The purchasers of the Company’s oil and natural gas production consist primarily of independent marketers, major oil and natural gas companies and gas pipeline companies. See Note 23 for information regarding the Company’s major customers. The Company believes alternate purchasers are available in its areas of operations and does not believe the loss of any one purchaser would materially affect the Company’s ability to sell the oil and natural gas it produces. Additionally, the Company has not experienced any significant losses from uncollectible accounts. See Note 6 for information regarding the Company’s allowance for doubtful accounts.
Recently Adopted Accounting Pronouncements. In May 2011, the Financial Accounting Standards Board (“FASB”) issued Accounting Standards Update 2011-04, “Amendments to Achieve Common Fair Value Measurement and Disclosure Requirements in U.S. GAAP and IFRS” (“ASU 2011-04”), which clarifies the FASB’s intent regarding the application of existing fair value measurements and requires additional disclosure of information regarding valuation processes and inputs used. The new disclosure requirements, which are effective for interim and annual reporting periods beginning after December 15, 2011, were implemented by the Company in the first quarter of 2012. The implementation of ASU 2011-04 had no impact on the Company’s financial position or results of operations. See Note 5 for the Company’s fair value disclosures.
In September 2011, the FASB issued ASU 2011-08, which allows an entity the option of performing a qualitative assessment to determine whether it is necessary to perform the previously required two-step annual impairment test. If an entity determines, on the basis of qualitative factors, that the fair value of the reporting unit more-likely-than-not exceeds the carrying amount, the two-step impairment test is not required. ASU 2011-08 does not change how goodwill is calculated or assigned to reporting units, nor does it revise the requirement to test goodwill annually for impairment or amend the requirement to test goodwill for impairment between annual tests if events or circumstances warrant. ASU 2011-08 is effective for annual and interim goodwill impairment tests performed for fiscal years beginning after December 15, 2011. The adoption of ASU 2011-08 did not impact the carrying value of the Company’s goodwill. See Note 9 for discussion of goodwill and the Company’s impairment assessments.

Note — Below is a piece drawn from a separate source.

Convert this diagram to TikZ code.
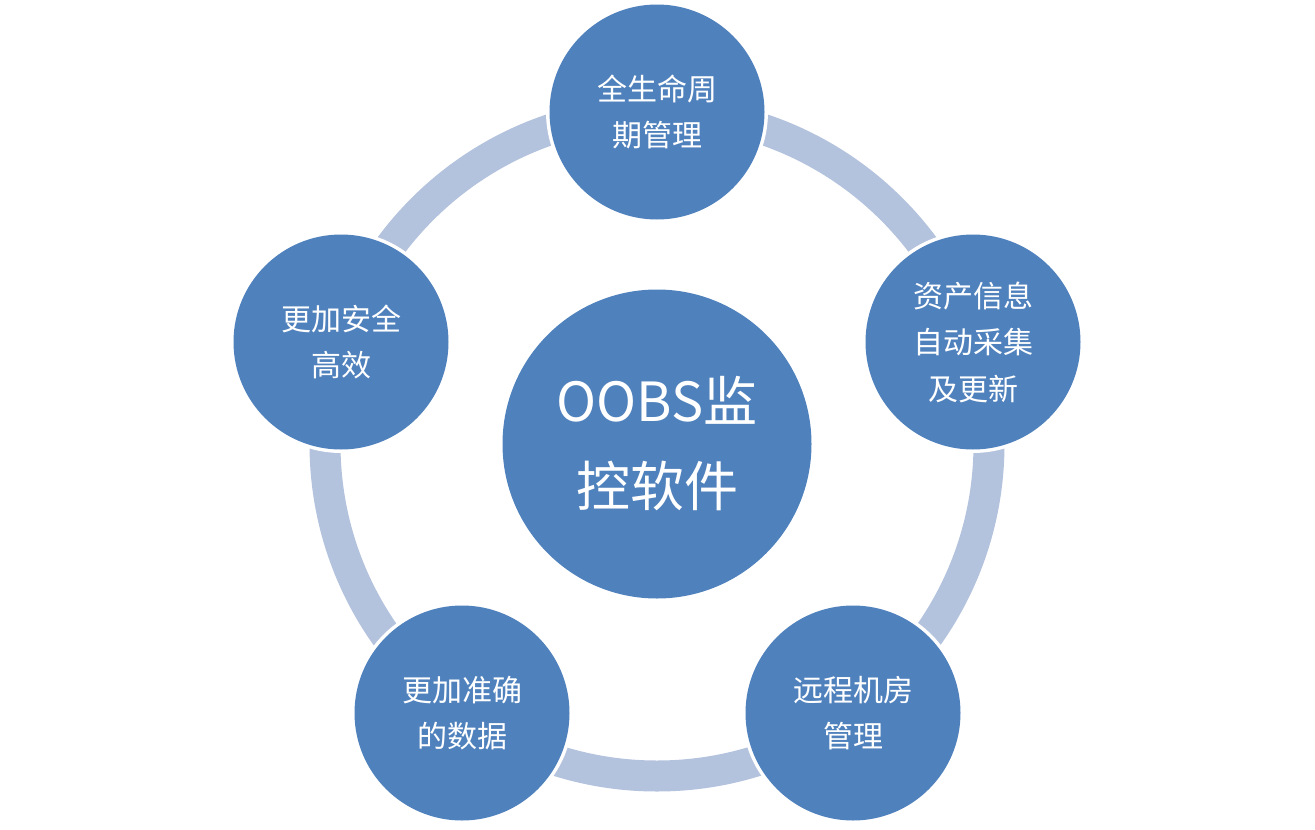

Recent Accounting Pronouncement Not Yet Adopted. In December 2011, the FASB issued Accounting Standards Update 2011-11, “Disclosures about Offsetting Assets and Liabilities” (“ASU 2011-11”), and in January 2013 issued Accounting Standards Update 2013-01, “Clarifying the Scope of Disclosures about Offsetting Assets and Liabilities” (“ASU 2013-01”). These updates require disclosures about the nature of an entity’s rights of offset and related arrangements associated with its recognized derivatives contracts. The guidance is effective for interim and annual periods beginning on or after January 1, 2013. As the additional requirements under ASU 2011-11 and ASU 2013-01, which will be implemented January 1, 2013, pertain to disclosures of offsetting assets and liabilities, no effect on the Company’s financial position or results of operations is expected.